SOURCE RECORDS:
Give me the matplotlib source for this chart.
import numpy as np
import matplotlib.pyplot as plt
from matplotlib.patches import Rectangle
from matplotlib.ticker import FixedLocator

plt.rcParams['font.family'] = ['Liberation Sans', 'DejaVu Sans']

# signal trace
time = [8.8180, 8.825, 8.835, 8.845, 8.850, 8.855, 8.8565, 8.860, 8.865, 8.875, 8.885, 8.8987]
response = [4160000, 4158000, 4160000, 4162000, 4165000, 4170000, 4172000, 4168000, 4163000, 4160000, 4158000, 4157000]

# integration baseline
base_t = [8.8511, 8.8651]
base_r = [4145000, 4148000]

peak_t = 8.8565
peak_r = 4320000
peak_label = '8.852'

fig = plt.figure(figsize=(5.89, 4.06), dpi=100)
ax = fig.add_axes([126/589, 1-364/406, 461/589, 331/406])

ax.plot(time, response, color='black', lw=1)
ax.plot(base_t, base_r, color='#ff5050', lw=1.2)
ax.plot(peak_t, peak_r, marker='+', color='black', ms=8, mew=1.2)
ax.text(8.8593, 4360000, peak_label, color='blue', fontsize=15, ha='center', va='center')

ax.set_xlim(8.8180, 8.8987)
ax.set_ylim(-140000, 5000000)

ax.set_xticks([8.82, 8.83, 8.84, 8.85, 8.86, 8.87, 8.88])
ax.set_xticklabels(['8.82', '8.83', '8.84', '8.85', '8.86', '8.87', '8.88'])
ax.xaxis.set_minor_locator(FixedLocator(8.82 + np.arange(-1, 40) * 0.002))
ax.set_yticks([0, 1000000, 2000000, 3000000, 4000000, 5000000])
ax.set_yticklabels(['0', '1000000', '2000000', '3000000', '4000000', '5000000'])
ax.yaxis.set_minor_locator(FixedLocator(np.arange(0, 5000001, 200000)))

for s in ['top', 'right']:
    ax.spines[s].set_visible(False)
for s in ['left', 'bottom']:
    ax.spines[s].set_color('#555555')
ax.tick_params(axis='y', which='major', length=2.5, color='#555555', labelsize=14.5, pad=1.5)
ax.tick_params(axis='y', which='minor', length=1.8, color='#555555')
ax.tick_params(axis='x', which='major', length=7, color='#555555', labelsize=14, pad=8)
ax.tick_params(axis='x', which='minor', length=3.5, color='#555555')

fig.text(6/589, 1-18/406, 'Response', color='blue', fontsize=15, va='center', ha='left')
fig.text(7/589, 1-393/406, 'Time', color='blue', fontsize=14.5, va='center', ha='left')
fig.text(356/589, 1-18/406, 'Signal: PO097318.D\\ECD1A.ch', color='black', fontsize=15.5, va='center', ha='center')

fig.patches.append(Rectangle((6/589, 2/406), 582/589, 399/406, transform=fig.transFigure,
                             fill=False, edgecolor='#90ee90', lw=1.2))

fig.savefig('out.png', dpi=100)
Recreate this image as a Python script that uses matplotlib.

TASK TO COMPLETE: Can you reproduce all the material exactly?

RESULT FOR THIS EXERCISE:
Give me the matplotlib source for this chart.
import numpy as np
import matplotlib.pyplot as plt
from matplotlib.patches import Rectangle
from matplotlib.ticker import FixedLocator

plt.rcParams['font.family'] = ['Liberation Sans', 'DejaVu Sans']

# signal trace
time = [8.8180, 8.825, 8.835, 8.845, 8.850, 8.855, 8.8565, 8.860, 8.865, 8.875, 8.885, 8.8987]
response = [4160000, 4158000, 4160000, 4162000, 4165000, 4170000, 4172000, 4168000, 4163000, 4160000, 4158000, 4157000]

# integration baseline
base_t = [8.8511, 8.8651]
base_r = [4145000, 4148000]

peak_t = 8.8565
peak_r = 4320000
peak_label = '8.852'

fig = plt.figure(figsize=(5.89, 4.06), dpi=100)
ax = fig.add_axes([126/589, 1-364/406, 461/589, 331/406])

ax.plot(time, response, color='black', lw=1)
ax.plot(base_t, base_r, color='#ff5050', lw=1.2)
ax.plot(peak_t, peak_r, marker='+', color='black', ms=8, mew=1.2)
ax.text(8.8593, 4360000, peak_label, color='blue', fontsize=15, ha='center', va='center')

ax.set_xlim(8.8180, 8.8987)
ax.set_ylim(-140000, 5000000)

ax.set_xticks([8.82, 8.83, 8.84, 8.85, 8.86, 8.87, 8.88])
ax.set_xticklabels(['8.82', '8.83', '8.84', '8.85', '8.86', '8.87', '8.88'])
ax.xaxis.set_minor_locator(FixedLocator(8.82 + np.arange(-1, 40) * 0.002))
ax.set_yticks([0, 1000000, 2000000, 3000000, 4000000, 5000000])
ax.set_yticklabels(['0', '1000000', '2000000', '3000000', '4000000', '5000000'])
ax.yaxis.set_minor_locator(FixedLocator(np.arange(0, 5000001, 200000)))

for s in ['top', 'right']:
    ax.spines[s].set_visible(False)
for s in ['left', 'bottom']:
    ax.spines[s].set_color('#555555')
ax.tick_params(axis='y', which='major', length=2.5, color='#555555', labelsize=14.5, pad=1.5)
ax.tick_params(axis='y', which='minor', length=1.8, color='#555555')
ax.tick_params(axis='x', which='major', length=7, color='#555555', labelsize=14, pad=8)
ax.tick_params(axis='x', which='minor', length=3.5, color='#555555')

fig.text(6/589, 1-18/406, 'Response', color='blue', fontsize=15, va='center', ha='left')
fig.text(7/589, 1-393/406, 'Time', color='blue', fontsize=14.5, va='center', ha='left')
fig.text(356/589, 1-18/406, 'Signal: PO097318.D\\ECD1A.ch', color='black', fontsize=15.5, va='center', ha='center')

fig.patches.append(Rectangle((6/589, 2/406), 582/589, 399/406, transform=fig.transFigure,
                             fill=False, edgecolor='#90ee90', lw=1.2))

fig.savefig('out.png', dpi=100)
Recreate this image as a Python script that uses matplotlib.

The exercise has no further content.